Oh, wait – the hat. Hopefully, you’ll be lucky like me to have a cheap white-crowned peaked cap from a novelty cruise line that you were given in 7th grade and can modify with homemade Pan Am badging. If not, let your creative flag fly.
One final detail – with all this flying, you’re more than likely to fly in and out of some sunny places. In Miami, Abagnale sports a pair of military-style aviator sunglasses with gold rims and dark lenses. Randolph Engineering makes very similar styles.
Make sure to get your hands on Sinatra’s 1957 album Come Fly With Me and start with the title track.
What to Imbibe
Abagnale orders milk on the plane for his first trip. However, he eventually graduates to champagne when he has lunch with his father. The delicious (but pricy) Moët & Chandon Brut Imperial champagne is the Strong family’s libation of choice during Frank’s engagement party, so get yourself a bottle and live in high style.
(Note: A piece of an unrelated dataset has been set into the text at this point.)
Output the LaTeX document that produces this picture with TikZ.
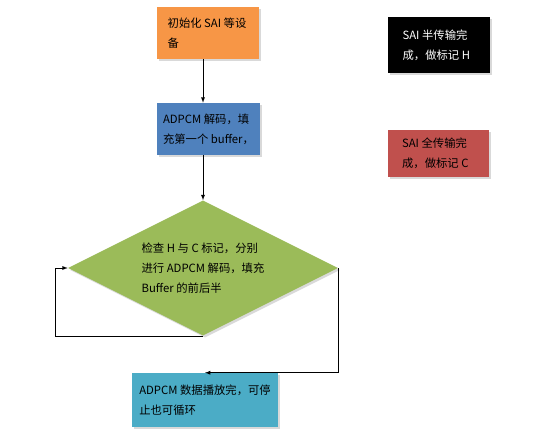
\documentclass[tikz,border=0pt]{standalone}
\usepackage{fontspec}
\setmainfont{Noto Sans CJK SC}
\usepackage{tikz}
\usetikzlibrary{shapes.geometric}
\usetikzlibrary{shadows}
\definecolor{boxorange}{HTML}{F79646}
\definecolor{boxblue}{HTML}{4F81BD}
\definecolor{boxred}{HTML}{C0504D}
\definecolor{boxgreen}{HTML}{9BBB59}
\definecolor{boxcyan}{HTML}{4BACC6}

\begin{document}
\begin{tikzpicture}[x=0.75pt,y=-0.75pt,>=latex,
		box/.style={rectangle, inner sep=0pt, align=left,
			font=\fontsize{8.5pt}{15pt}\selectfont,
			drop shadow={shadow xshift=1.5pt,shadow yshift=-1.5pt,opacity=0.3,fill=gray}},
		line/.style={->, thin}]
		%\draw [help lines] (0,0) grid (550,442);
		\useasboundingbox (0,0) rectangle (550,442);
		
		%BOX
		\node[box, fill=boxorange, minimum width=76.5pt, minimum height=39pt]
			(init) at (208,33) {初始化 SAI 等设\\备\hspace*{52pt}};
		\node[box, fill=boxblue, minimum width=77.25pt, minimum height=39pt]
			(dec) at (208.5,129) {ADPCM 解码，填\\充第一个 buffer，};
		\node[box, fill=black, text=white, minimum width=76.5pt, minimum height=42pt]
			(half) at (439,45) {SAI 半传输完\hspace*{6pt}\\成，做标记 H};
		\node[box, fill=boxred, minimum width=75.75pt, minimum height=35.25pt]
			(full) at (438.5,153.5) {SAI 全传输完\hspace*{6pt}\\成，做标记 C};
		
		%ROMBO
		\node[diamond, fill=boxgreen, inner sep=0pt, aspect=2, align=left,
			minimum width=202.5pt, minimum height=101.25pt,
			font=\fontsize{8.5pt}{15pt}\selectfont,
			drop shadow={shadow xshift=1.5pt,shadow yshift=-1.5pt,opacity=0.3,fill=gray}]
			(dia) at (203,268) {检查 H 与 C 标记，分别\\进行 ADPCM 解码，填充\\Buffer 的前后半};
		
		\node[box, fill=boxcyan, minimum width=109.5pt, minimum height=40.5pt]
			(play) at (205,400) {ADPCM 数据播放完，可停\\止也可循环};
		
		%FRECCE
		\coordinate (loop) at (55,335);
		\draw[line] (init.south -| dia.north) -- (dec.north -| dia.north);
		\draw[line] (dec.south -| dia.north) -- (dia.north);
		\draw[line] (dia.south) -- (dia.south -| loop) |- (dia.west);
		\draw[line] (dia.east) |- (play.north);
		
	\end{tikzpicture}
\end{document}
Or, if you don’t like champagne, pour a tall glass of milk.
How to Get the Look
There are a few different ways to go about it, but the look that Abagnale had in the film was:
- Navy blue Pan Am first officer’s uniform, consisting of:
- Double breasted 4×2-button jacket with peak lapels, welted breast pocket, flapped hip pockets, ventless back, 3 gold bands on each cuff
- Single-breasted trousers with belt loops, side pockets, jetted rear pockets, and plain-hemmed bottoms
- White Pan Am uniform shirt with epaulettes, button-down flapped chest pockets, and rounded barrel cuffs
- Black slim necktie
- Gold tie half-bar
- Black leather belt
- Black leather derby shoes
- Black socks
- White crew neck undershirt, or, white ribbed sleeveless A-shirt
Do Yourself a Favor and…
Check out the movie.
While you’re at it, pick up Come Fly With Me, Sinatra’s 1958 world-traveling concept album.
Dear Dad. I’ve decided to become a pilot for Pan American Airways, the most trusted name in the skies. They’ve accepted me into their training program and told me that if I work hard, I should earn my wings real soon. Please get in touch with Joanna Carlton from the tenth grade. Tell her I’m sorry that I could not take her to the Junior Prom. Love, your son, Frank.